Section 82(1) fetters the enforcement of the right to forfeit. If a landlord cannot waive the right to forfeit, while its right is so fettered, there would be no need for section 82(2).
Unless the landlord waives the right to forfeit by accepting or demanding rent, it is unlikely, having served a section 146 notice or commenced proceedings for a determination of the tenant’s breach, that a landlord’s conduct is going to be so unequivocal as to give rise to the inference that the landlord is treating the lease as subsisting despite actively trying to bring it to an end.
In Stemp, the landlord did waive by demanding a service charge, which was reserved as rent, while waiting for the tribunal’s determination. That may seem harsh on the landlord, but forfeiting a long, residential lease is even harsher on the tenant. The landlord did not have to seek recovery of its costs with the sledgehammer of forfeiture: it could have sued for the debt. That said, the tenants’ conduct in Stemp did not appear to be deserving of any sympathy.

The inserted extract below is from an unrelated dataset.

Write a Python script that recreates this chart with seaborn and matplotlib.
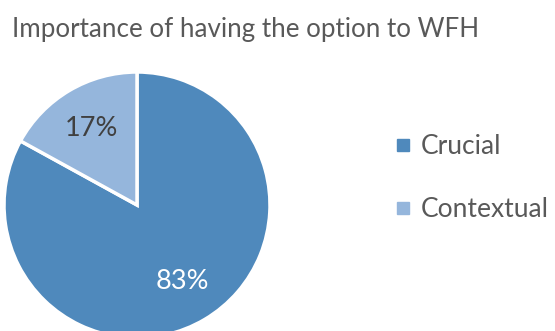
import matplotlib
matplotlib.use("Agg")
import matplotlib.pyplot as plt
import seaborn as sns
from matplotlib.lines import Line2D

sns.set_theme(style="white")
plt.rcParams['font.family'] = ['Lato', 'DejaVu Sans']

categories = ["Crucial", "Contextual"]
values = [83, 17]
colors = ["#4F89BC", "#95B6DC"]
title = "Importance of having the option to WFH"

W, H = 555, 331
fig = plt.figure(figsize=(W / 100, H / 100), dpi=100)
fig.patch.set_facecolor("white")

cx, cy, r = 137, 205, 133
ax = fig.add_axes([(cx - r) / W, (H - cy - r) / H, 2 * r / W, 2 * r / H])
wedges, texts, autotexts = ax.pie(
    values, colors=colors, startangle=90, counterclock=False,
    autopct=lambda p: f"{p:.0f}%", pctdistance=0.67,
    wedgeprops=dict(edgecolor="white", linewidth=2.5),
    textprops=dict(fontsize=19.5),
)
autotexts[0].set_color("white")
autotexts[1].set_color("#404040")
ax.set_xlim(-1, 1)
ax.set_ylim(-1, 1)
ax.set_aspect("equal")
ax.axis("off")

fig.text(12 / W, 1 - 30 / H, title, fontsize=18.7, color="#595959", va="center", ha="left")

handles = [Line2D([0], [0], marker="s", linestyle="none", markersize=8,
                  markerfacecolor=c, markeredgecolor=c) for c in colors]
leg = fig.legend(handles, categories, loc="center left",
                 bbox_to_anchor=(395.5 / W, 1 - 178 / H), frameon=False,
                 fontsize=19, labelspacing=1.45, handletextpad=0.36,
                 handlelength=0.6, borderpad=0, borderaxespad=0,
                 labelcolor="#595959")

fig.savefig("out.png", dpi=100, facecolor="white")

Whatever the rights or wrongs of Stemp, it is authority – binding on the First-tier Tribunal, probably binding on the County Court, and persuasive in the High Court – that the right to forfeit may be waived, while the landlord overcomes the statutory hurdles before forfeiting. In any event, until such time as there is higher authority that a landlord cannot waive the right to forfeit prior to, or during the currency of, a section 146 notice, it is inconceivable that Stemp was wrongly decided.
Jamal Demachkie and Peter Petts are barristers at Gatehouse Chambers. This article is based on chapters from Forfeiture of Leases (Petts P and Demachkie J, Law Society Publishing, 2021).